Following advertisements by Harcourts Real Estates to auction the property this September, Harcourts was asked if the property had a heritage status.
They said the KCDC had informed them did not have an ecological site classification
The KCDC, in its reply, said it was not listed or protected as an ecological site.
Spokesman Tony Cronin said the lake was surveyed in 2002 -2003 by an ecologist from Wildlands Consultants. It was defined as having low ecological value and a recommendation was made to remove its designation.
“The removal would have occurred when the 2002-2003 survey results and recommendations were included in the District Plan in 2004,” said Mr Cronin.
Mr Phillips says he is surprised by the council’s current position as its timeline did not reflect the fact that the staff recommendation to remove the eco-status was rejected by councillors.
He said in August 22 2006, he found that the eco-site registered as E92 had been removed from the register.
“At my request KCDC biodiversity officer Braden Rowson agreed to ensure the record was updated,” he says.
“I wrote to KCDC chief executive Mark Dacombe. I have a reply dated August 25, 2006, confirming the eco-site designation.”
“Any new move to remove it must be publicly notified and we have not seen any such notification,” he says…
In July, 2007, KCDC planners working to accommodate the proposed Paraparaumu Airport development said the primary intersection would be a cross-intersection with traffic lights at Langdale Ave.
The present T-intersection directly faced the old control tower which was a heritage site.
Airport owner Noel Robinson had said that Langdale Ave would have to swing to the left to join up with the airport’s connecting road. Shifting Langdale Ave to the left would require at least the partial filling-up of Tower Lakes.
There was a further encumbrance. When the subdivision was created in the mid 1980’s by Jack and Campbell Andrews a legal covenant was entered into with the owner Ian Holmes.
This required the owner to maintain the level of water in the lake, to maintain the pump and cover power costs – and to promote its picturesque nature, flora and fauna.

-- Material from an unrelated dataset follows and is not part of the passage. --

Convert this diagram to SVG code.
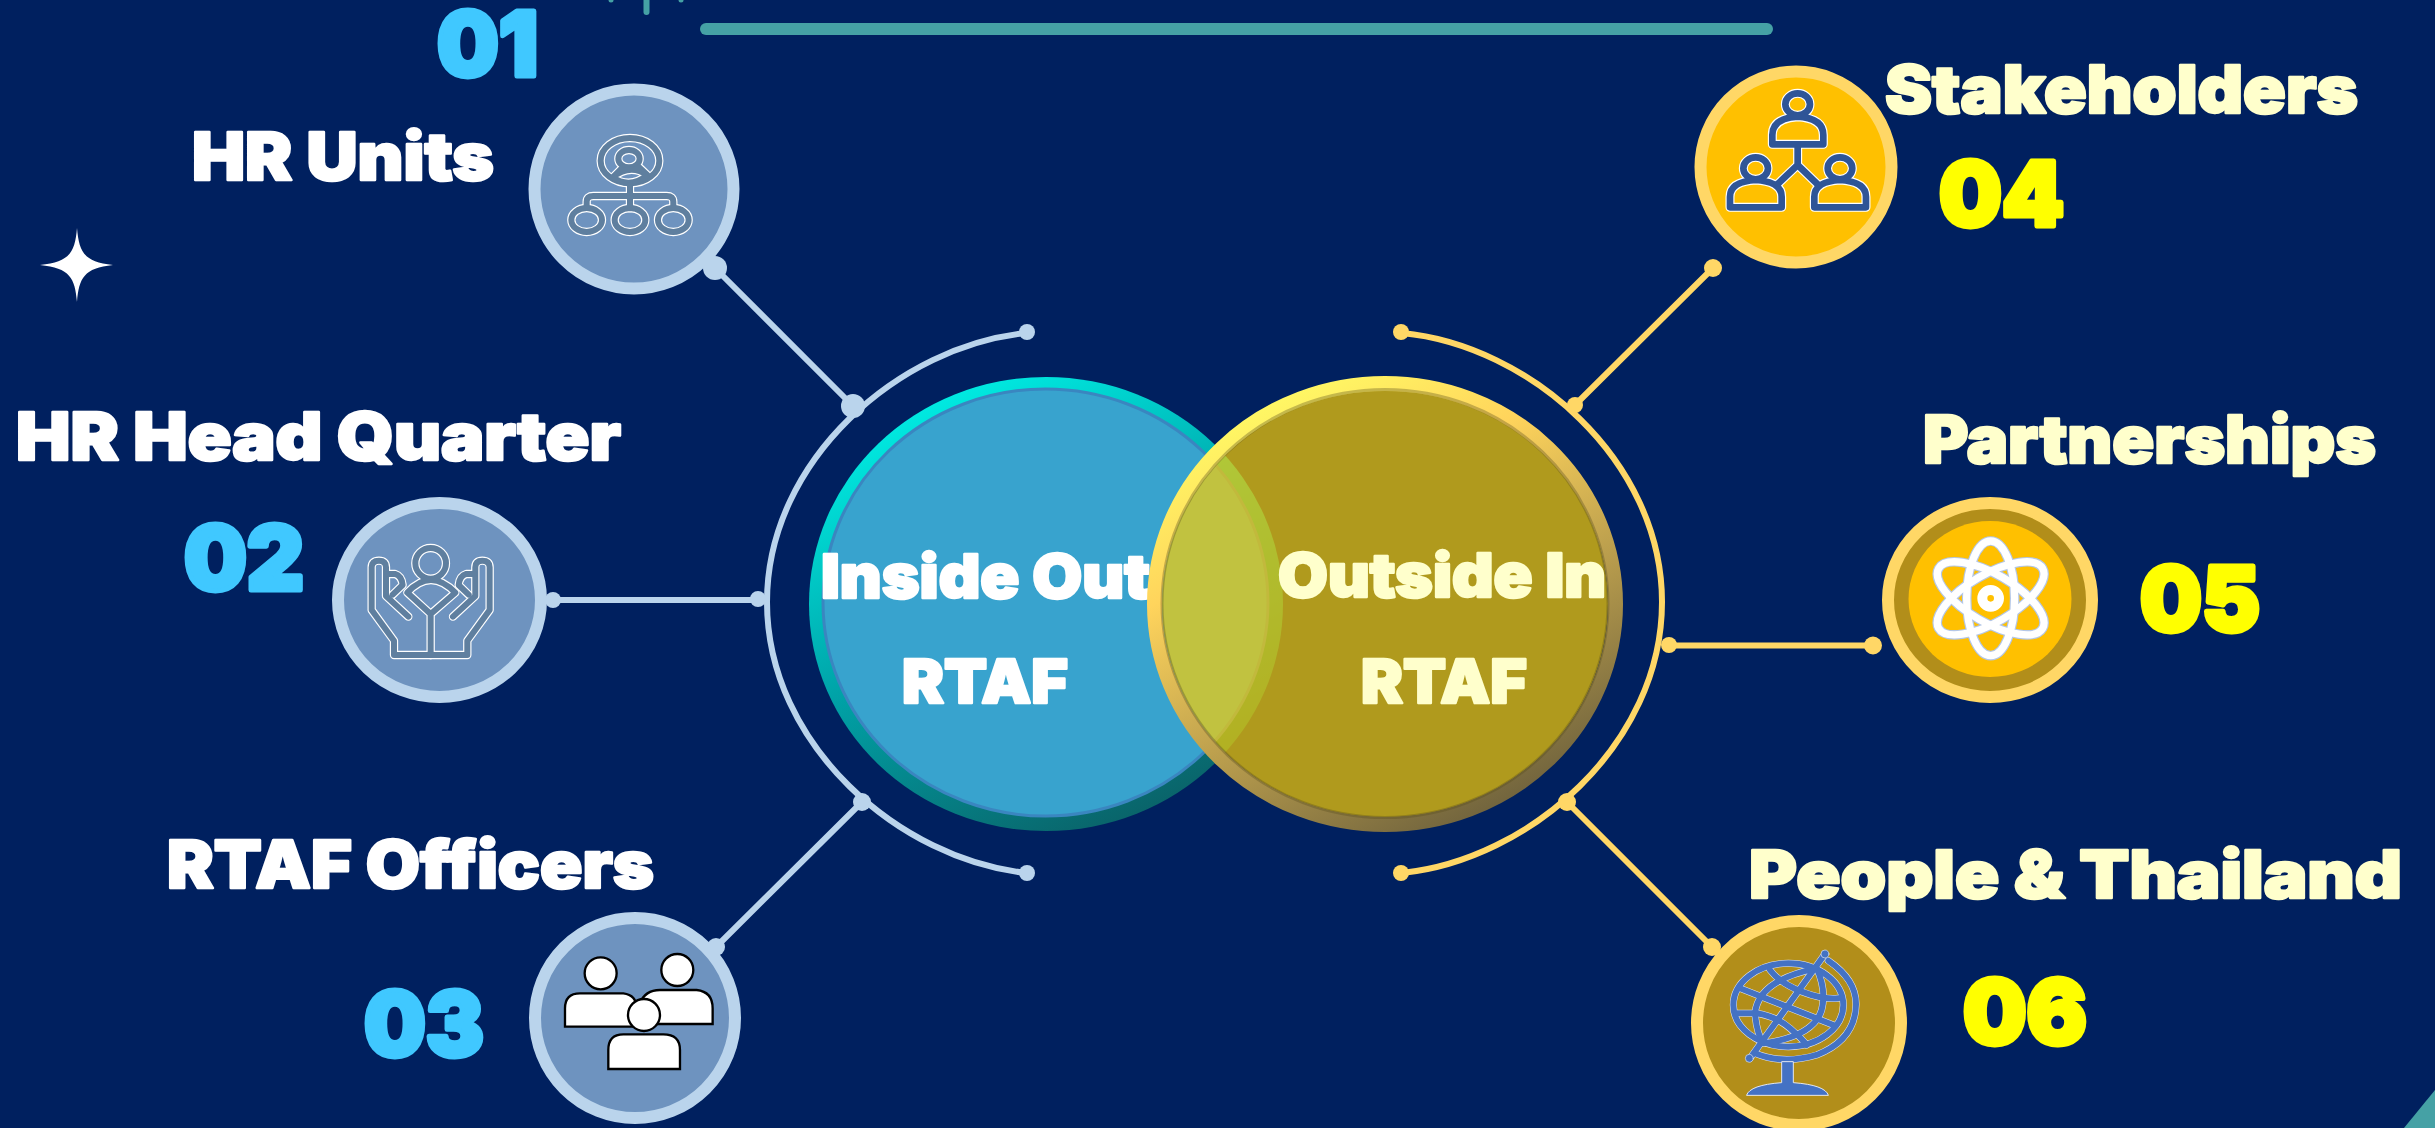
<svg xmlns="http://www.w3.org/2000/svg" xmlns:xlink="http://www.w3.org/1999/xlink" width="2435" height="1128" viewBox="0 0 2435 1128">
<style>
text{font-family:"Inter","Liberation Sans",sans-serif;font-weight:900;stroke-linejoin:round}
.w{fill:#fff;stroke:#fff}.c{fill:#ffffcc;stroke:#ffffcc}.b{fill:#40c8ff;stroke:#40c8ff}.y{fill:#ffff00;stroke:#ffff00}
.lab{font-size:66px;stroke-width:2.5px}.num{font-size:90px;stroke-width:5px}.mid{font-size:61px;stroke-width:2.5px}
.ringB{fill:#6e93bf;stroke:#bad4ec;stroke-width:12}
.ringY{stroke:#ffd766;stroke-width:12}
.lb{fill:none;stroke:#bad4ec;stroke-width:6;stroke-linecap:round}
.ly{fill:none;stroke:#ffd766;stroke-width:6;stroke-linecap:round}
.db{fill:#bad4ec}.dy{fill:#ffd766}
.teal{fill:#45a1a5}
.ico{fill:none;stroke-linejoin:round;stroke-linecap:round}
.e1{stroke:#fff;stroke-width:25}.f1{stroke:#5f7f9f;stroke-width:18}
.e4{stroke:#fff;stroke-width:27}.f4{stroke:#2f5597;stroke-width:20}
.e5{stroke:#b4c7e7;stroke-width:29}.f5{stroke:#fff;stroke-width:22}
.e6{stroke:#e4e8f0;stroke-width:21}.f6{stroke:#4472c4;stroke-width:18}
.ppl{fill:#fff;stroke:#000;stroke-width:7}
</style>
<defs>
<linearGradient id="gL" x1="0.2" y1="0" x2="0.7" y2="1"><stop offset="0" stop-color="#00f5ea"/><stop offset="0.5" stop-color="#00a3a8"/><stop offset="1" stop-color="#0a6066"/></linearGradient>
<linearGradient id="gR" x1="0.2" y1="0" x2="0.75" y2="1"><stop offset="0" stop-color="#ffff66"/><stop offset="0.3" stop-color="#ffd45c"/><stop offset="0.65" stop-color="#b59a4c"/><stop offset="1" stop-color="#6b5f3c"/></linearGradient>
<g id="i1">
<ellipse cx="390" cy="272" rx="88" ry="68"/>
<ellipse cx="387" cy="266" rx="32" ry="26"/>
<path d="M338 322L362 298M442 315L418 292M338 322Q390 280 442 315M338 322Q390 358 442 315"/>
<path d="M390 345V415M260 412V395Q260 378 280 378H500Q520 378 520 395V412"/>
<ellipse cx="260" cy="450" rx="46" ry="36"/><ellipse cx="390" cy="450" rx="46" ry="36"/><ellipse cx="520" cy="450" rx="46" ry="36"/>
</g>
<g id="i2half">
<path d="M452 555H342V512L275 420V292Q275 272 297 272Q318 272 318 292V378L385 440"/>
<path d="M322 312H345Q365 318 368 345L338 374"/>
</g>
<g id="i2">
<circle cx="452" cy="280" r="46"/>
<path d="M382 368Q452 292 526 368L452 432ZM452 432V555"/>
<use href="#i2half"/><use href="#i2half" transform="matrix(-1 0 0 1 904 0)"/>
</g>
<g id="i4">
<ellipse cx="353" cy="163" rx="37" ry="33"/>
<path d="M277 283V255Q277 205 353 200Q430 205 430 255V283ZM353 290V345L290 405M353 345L415 405"/>
<ellipse cx="227" cy="355" rx="37" ry="33"/>
<path d="M150 472V440Q150 395 227 390Q305 395 305 440V472Z"/>
<ellipse cx="480" cy="355" rx="37" ry="33"/>
<path d="M403 472V440Q403 395 480 390Q558 395 558 440V472Z"/>
</g>
<g id="i5">
<ellipse cx="422" cy="355" rx="72" ry="172"/>
<ellipse cx="422" cy="355" rx="72" ry="180" transform="rotate(60 422 355)"/>
<ellipse cx="422" cy="355" rx="72" ry="180" transform="rotate(-60 422 355)"/>
</g>
<g id="i6">
<ellipse cx="265" cy="225" rx="165" ry="125"/>
<path d="M350 115Q175 150 165 250Q170 310 190 340Q340 320 365 240Q380 180 350 115"/>
<path d="M120 175L400 285M210 120Q240 160 305 185T415 205M110 250H170Q230 260 270 295T320 345"/>
<path d="M375 72L150 385"/>
<path d="M385 92Q470 150 468 225Q465 330 350 375Q250 405 165 370" />
</g>
</defs>
<rect width="2435" height="1128" fill="#00205f"/>
<g id="decor">
<rect x="700" y="23" width="1073" height="12" rx="6" class="teal"/>
<rect x="643.500" y="-6" width="6" height="21" rx="3" class="teal"/>
<circle cx="611" cy="0" r="2.500" class="teal"/><circle cx="681" cy="0" r="2.500" class="teal"/>
<polygon points="2404,1128 2435,1090 2435,1128" class="teal"/>
<path d="M77 228C79 252 84 262 113 265C84 268 79 278 77 302C75 278 70 268 40 265C70 262 75 252 77 228Z" fill="#fff"/>
</g>
<g id="connectors">
<path class="lb" d="M1027 333C900 345 767 460 767 602C767 745 900 860 1027 873"/>
<path class="ly" d="M1402 333C1529 345 1662 460 1662 602C1662 745 1529 860 1402 873"/>
<path class="lb" d="M715 268L853 406M553 600H758M716 947L862 802"/>
<path class="ly" d="M1713 268L1575 405M1668 645.500H1873M1567 802L1712 947"/>
<circle class="db" cx="1027" cy="332" r="8"/><circle class="db" cx="1027" cy="873" r="8"/>
<circle class="dy" cx="1401" cy="332" r="8"/><circle class="dy" cx="1401" cy="873" r="8"/>
<circle class="db" cx="715" cy="268" r="12"/><circle class="db" cx="853" cy="406" r="12"/>
<circle class="db" cx="553" cy="600" r="8"/><circle class="db" cx="758" cy="599" r="8"/>
<circle class="db" cx="716" cy="947" r="9"/><circle class="db" cx="862" cy="802" r="9"/>
<circle class="dy" cx="1713" cy="268" r="9"/><circle class="dy" cx="1575" cy="405" r="8"/>
<circle class="dy" cx="1669" cy="645" r="8"/><circle class="dy" cx="1873" cy="645.500" r="9"/>
<circle class="dy" cx="1567" cy="802" r="9"/><circle class="dy" cx="1712" cy="947" r="9"/>
</g>
<g id="node-01">
<circle class="ringB" cx="634" cy="189" r="99.500"/>
<g class="ico" transform="translate(500,70) scale(.3333)"><use href="#i1" class="e1"/><use href="#i1" class="f1"/></g>
<text class="num b" x="437" y="76" textLength="101" lengthAdjust="spacingAndGlyphs">01</text>
<text class="lab w" x="192" y="180" textLength="302" lengthAdjust="spacingAndGlyphs">HR Units</text>
</g>
<g id="node-02">
<ellipse class="ringB" cx="439.500" cy="600" rx="101.500" ry="97"/>
<g class="ico" transform="translate(280,470) scale(.3333)"><use href="#i2" class="e1"/><use href="#i2" class="f1"/></g>
<text class="num b" x="184" y="590" textLength="120" lengthAdjust="spacingAndGlyphs">02</text>
<text class="lab w" x="16" y="460" textLength="605" lengthAdjust="spacingAndGlyphs">HR Head Quarter</text>
</g>
<g id="node-03">
<circle class="ringB" cx="635" cy="1018" r="100"/>
<g transform="translate(480,880) scale(.3333)">
<path class="ppl" d="M255 440V385Q255 340 300 340H430Q470 345 470 385V440Z"/><circle class="ppl" cx="362" cy="280" r="48"/>
<path class="ppl" d="M480 370Q495 330 540 330H650Q698 335 698 385V432H500Z"/><circle class="ppl" cx="592" cy="270" r="48"/>
<path class="ppl" d="M385 567V510Q385 463 430 463H550Q600 463 600 510V567Z"/><circle class="ppl" cx="492" cy="405" r="48"/>
</g>
<text class="num b" x="364" y="1056" textLength="120" lengthAdjust="spacingAndGlyphs">03</text>
<text class="lab w" x="167" y="888" textLength="487" lengthAdjust="spacingAndGlyphs">RTAF Officers</text>
</g>
<g id="node-04">
<circle class="ringY" fill="#ffc000" cx="1796" cy="167" r="95.500"/>
<g class="ico" transform="translate(1680,50) scale(.3333)"><use href="#i4" class="e4"/><use href="#i4" class="f4"/></g>
<text class="lab c" x="1885" y="113" textLength="473" lengthAdjust="spacingAndGlyphs">Stakeholders</text>
<text class="num y" x="1939" y="226" textLength="125" lengthAdjust="spacingAndGlyphs">04</text>
</g>
<g id="node-05">
<ellipse class="ringY" fill="#b28e1a" cx="1990" cy="600" rx="102" ry="97"/>
<ellipse fill="#ffc000" cx="1990" cy="599" rx="81.500" ry="78"/>
<g class="ico" transform="translate(1850,480) scale(.3333)"><use href="#i5" class="e5"/><use href="#i5" class="f5"/><circle cx="422" cy="355" r="25" stroke="#fff" stroke-width="30"/></g>
<text class="lab c" x="1923" y="463" textLength="453" lengthAdjust="spacingAndGlyphs">Partnerships</text>
<text class="num y" x="2140" y="631" textLength="120" lengthAdjust="spacingAndGlyphs">05</text>
</g>
<g id="node-06">
<circle class="ringY" fill="#b28e1a" cx="1799" cy="1023" r="102"/>
<g class="ico" transform="translate(1700,930) scale(.3333)"><use href="#i6" class="e6"/><use href="#i6" class="f6"/>
<circle cx="375" cy="72" r="12" fill="#4472c4" stroke="#e4e8f0" stroke-width="2"/><circle cx="148" cy="385" r="12" fill="#4472c4" stroke="#e4e8f0" stroke-width="2"/>
<path d="M140 495Q150 465 245 458V395H280V458Q375 465 385 495Z" fill="#4472c4" stroke="#e4e8f0" stroke-width="3"/></g>
<text class="lab c" x="1749" y="898" textLength="653" lengthAdjust="spacingAndGlyphs">People &amp; Thailand</text>
<text class="num y" x="1963" y="1044" textLength="124" lengthAdjust="spacingAndGlyphs">06</text>
</g>
<g id="node-inside-out">
<ellipse cx="1046" cy="604" rx="237" ry="227" fill="url(#gL)"/>
<ellipse cx="1045.500" cy="602.500" rx="222.500" ry="213.500" fill="#38a3ce" stroke="#3a86c0" stroke-width="3"/>
<text class="mid w" x="821" y="598" textLength="329" lengthAdjust="spacingAndGlyphs">Inside Out</text>
<text class="mid w" x="902" y="703" textLength="166" lengthAdjust="spacingAndGlyphs">RTAF</text>
</g>
<g id="node-outside-in">
<ellipse cx="1385" cy="603.500" rx="223" ry="214" fill="#ffd000" fill-opacity=".69"/>
<ellipse cx="1385" cy="604" rx="230.500" ry="220.500" fill="none" stroke="url(#gR)" stroke-width="15"/>
<ellipse cx="1385" cy="603.500" rx="223" ry="214" fill="none" stroke="#5a4e1e" stroke-opacity=".35" stroke-width="3"/>
<text class="mid c" x="1278" y="597" textLength="328" lengthAdjust="spacingAndGlyphs">Outside In</text>
<text class="mid c" x="1361" y="703" textLength="166" lengthAdjust="spacingAndGlyphs">RTAF</text>
</g>
</svg>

The lake has a deep bore water pumping system with the lake’s overflow connecting, through culverts, to another lake before flowing into lakes at Summerset Retirement Village. No study has been done on the impact of the connecting waterways if this lake was filled up.
Asked to clarify council’s continued and possibly deliberate oversight, Mr Cronin, in a statement dated October 5, 2009, says Plan Change 55A was notified in 2004 with the Tower Lakes and a staff recommendation to remove it from the register.
He said there were submissions for it to remain on the register.
“The commissioners appear to have decided to let it remain as E92 on the register,” he says.
“It, therefore, should show on the maps. However being an ecological site will not stop it being filled as the rules for ecological sites protect only the vegetation in them from removal.
“As Wildlands have identified there is little native vegetation on the site, so this does not apply,” Mr Cronin says.
Despite Mr Cronin’s choice of the word “appear,” council documents clearly show that the commissioners did made a decision to keep the lake’s eco-classification in the heritage list.
More recently, in The Kapiti Observer of October 29, Mr Cronin was quoted as saying the site was designated an eco-site but council did not recommend that was continued as it contained no native vegetation or wildlife.
This view directly challenges the decision of the council commissioners who made the decision to keep its eco-status. Council has also not undertaken a new study on whether, after five years, the lake contained native vegetation or wildlife. The lake is known to contain eels.
A significant concern for the current owner, future owners and council is the legal covenant attached to the land. The original Memorandum of Transfer clearly stipulates maintaining the lake and promotion of its flora and fauna.
It further states that any dispute over the conditions has to be dealt with under the Arbitration Act 1908.